Data Dictionary Builder

Document database fields with names, types, descriptions, and constraints

Builds a database data dictionary with field name, data type, nullable flag, default value, description, and validation rules per column — rendered as a clean Markdown table you can copy into docs.

What is a data dictionary?

A data dictionary is reference documentation describing each field in a database — its name, type, constraints, and meaning. It helps engineers and analysts use a schema correctly without reverse-engineering the code.

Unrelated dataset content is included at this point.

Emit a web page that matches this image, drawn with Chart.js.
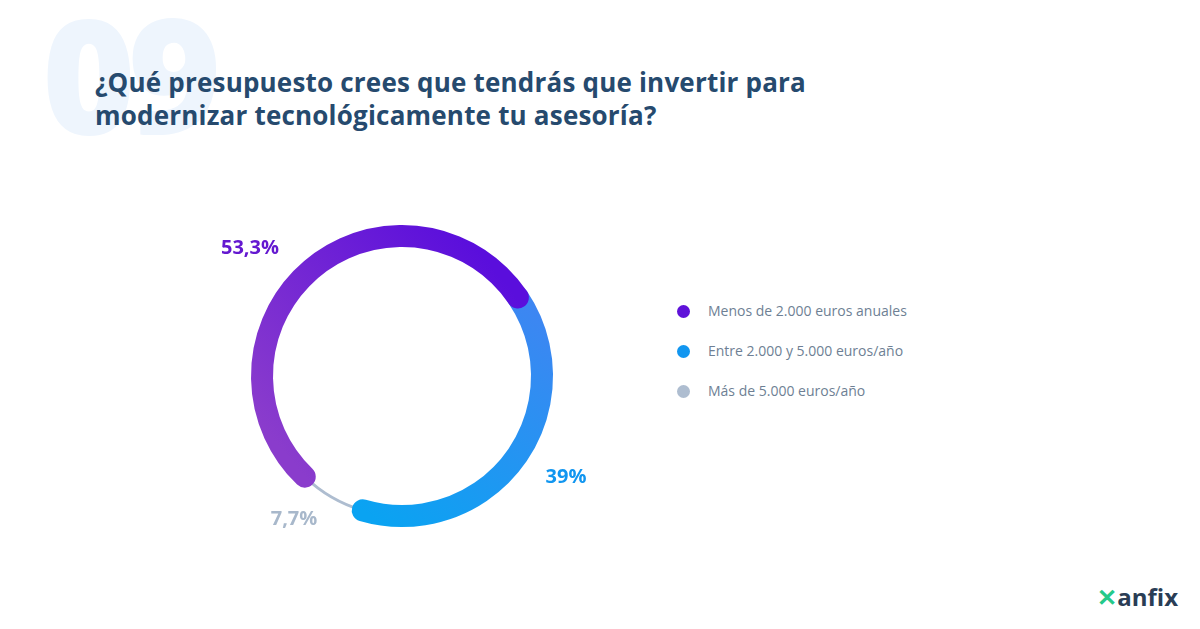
<!DOCTYPE html>
<html>
<head>
<meta charset="utf-8">
<script src="https://cdn.jsdelivr.net/npm/chart.js@4.4.0/dist/chart.umd.min.js"></script>
<style>
  body { margin:0; width:1200px; height:629px; background:#fff; font-family:"Open Sans", sans-serif; position:relative; overflow:hidden; }
  .big { position:absolute; left:42px; top:-8px; font-size:160px; font-weight:800; color:#eef5fd; letter-spacing:-8px; line-height:1; }
  h1 { position:absolute; left:95px; top:66px; margin:0; font-size:26px; line-height:33px; color:#264a6e; font-weight:700; letter-spacing:0.2px; }
  #wrap { position:absolute; left:182px; top:156px; width:440px; height:440px; }
  .legend { position:absolute; left:677px; top:301px; }
  .item { height:40px; display:flex; align-items:flex-start; font-size:14px; color:#6e7f94; }
  .dot { width:13px; height:13px; border-radius:50%; margin-right:18px; margin-top:4px; }
  .logo { position:absolute; right:22px; top:580px; font-size:24px; font-weight:700; color:#2a3d55; }
  .logo span { color:#25c98a; }
</style>
</head>
<body>
<div class="big">09</div>
<h1>¿Qué presupuesto crees que tendrás que invertir para<br>modernizar tecnológicamente tu asesoría?</h1>
<div id="wrap"><canvas id="donut"></canvas></div>
<div class="legend" id="legend"></div>
<div class="logo"><span>✕</span>anfix</div>
<script>
const categories = ['Menos de 2.000 euros anuales', 'Entre 2.000 y 5.000 euros/año', 'Más de 5.000 euros/año'];
const values = [53.3, 39, 7.7];
const valueLabels = ['53,3%', '39%', '7,7%'];
const colors = ['#5f12d9', '#1196f0', '#aebdd0'];
const labelColors = ['#6418d0', '#1196f0', '#a8b8cb'];
const widths = [22, 22, 3];
const labelOffsets = [[-152, -128], [164, 101], [-108, 143]];

const legend = document.getElementById('legend');
categories.forEach((c, i) => {
  legend.innerHTML += '<div class="item"><div class="dot" style="background:' + colors[i] + '"></div>' + c + '</div>';
});

const ringPlugin = {
  id: 'ring',
  afterDatasetsDraw(chart) {
    const ctx = chart.ctx;
    const meta = chart.getDatasetMeta(0);
    // grey first, coloured arcs on top
    [2, 1, 0].forEach(i => {
      const arc = meta.data[i];
      const r = arc.outerRadius - 20;
      const sa = arc.startAngle, ea = arc.endAngle;
      let stroke = colors[i];
      if (i < 2) {
        const x0 = arc.x + r * Math.cos(sa), y0 = arc.y + r * Math.sin(sa);
        const x1 = arc.x + r * Math.cos(ea), y1 = arc.y + r * Math.sin(ea);
        const g = ctx.createLinearGradient(x0, y0, x1, y1);
        if (i === 0) { g.addColorStop(0, '#8a3ccc'); g.addColorStop(1, '#5a0edc'); }
        else { g.addColorStop(0, '#3d86f2'); g.addColorStop(1, '#0aa3f2'); }
        stroke = g;
      }
      ctx.save();
      ctx.beginPath();
      ctx.arc(arc.x, arc.y, r, sa, ea);
      ctx.lineWidth = widths[i];
      ctx.lineCap = i < 2 ? 'round' : 'butt';
      ctx.strokeStyle = stroke;
      ctx.stroke();
      ctx.restore();
    });
    ctx.save();
    ctx.font = 'bold 20px "Open Sans"';
    ctx.textAlign = 'center';
    ctx.textBaseline = 'middle';
    const c = meta.data[0];
    valueLabels.forEach((t, i) => {
      ctx.fillStyle = labelColors[i];
      ctx.fillText(t, c.x + labelOffsets[i][0], c.y + labelOffsets[i][1]);
    });
    ctx.restore();
  }
};

new Chart(document.getElementById('donut'), {
  type: 'doughnut',
  data: {
    labels: categories,
    datasets: [{ data: values, backgroundColor: 'rgba(0,0,0,0)', borderWidth: 0 }]
  },
  options: {
    responsive: true,
    maintainAspectRatio: false,
    animation: false,
    rotation: 224,
    cutout: '70%',
    layout: { padding: 60 },
    plugins: { legend: { display: false }, tooltip: { enabled: false } }
  },
  plugins: [ringPlugin]
});
</script>
</body>
</html>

Schema documentation that stays in sync with intent

A data dictionary tells everyone what each column means, what it can hold, and what rules govern it. This builder turns a list of fields into a clean Markdown table — name, type, nullability, default, description, and validation — ready to drop into a README or wiki.

How it works

You name the table, then document each field with its data type, whether it is nullable, a default value, a plain-language description, and any validation rules. The tool escapes pipe characters in your text so they do not break the table, then renders a GitHub-flavoured Markdown table with one row per field and a header row. Nullability is shown as a clear Yes or No. Because the output is standard Markdown, it renders correctly in GitHub, GitLab, Notion, and most documentation systems without any reformatting.

Tips and example

  • Use canonical type names from your database — VARCHAR(255), BIGINT, TIMESTAMPTZ — so the dictionary matches the real schema.
  • Write descriptions for a newcomer: explain the business meaning, not just the type.
  • Capture validation the type cannot express, like must match email regex or 0 < amount <= 10000.
  • Keep one dictionary per table so each stays focused and easy to review in a pull request.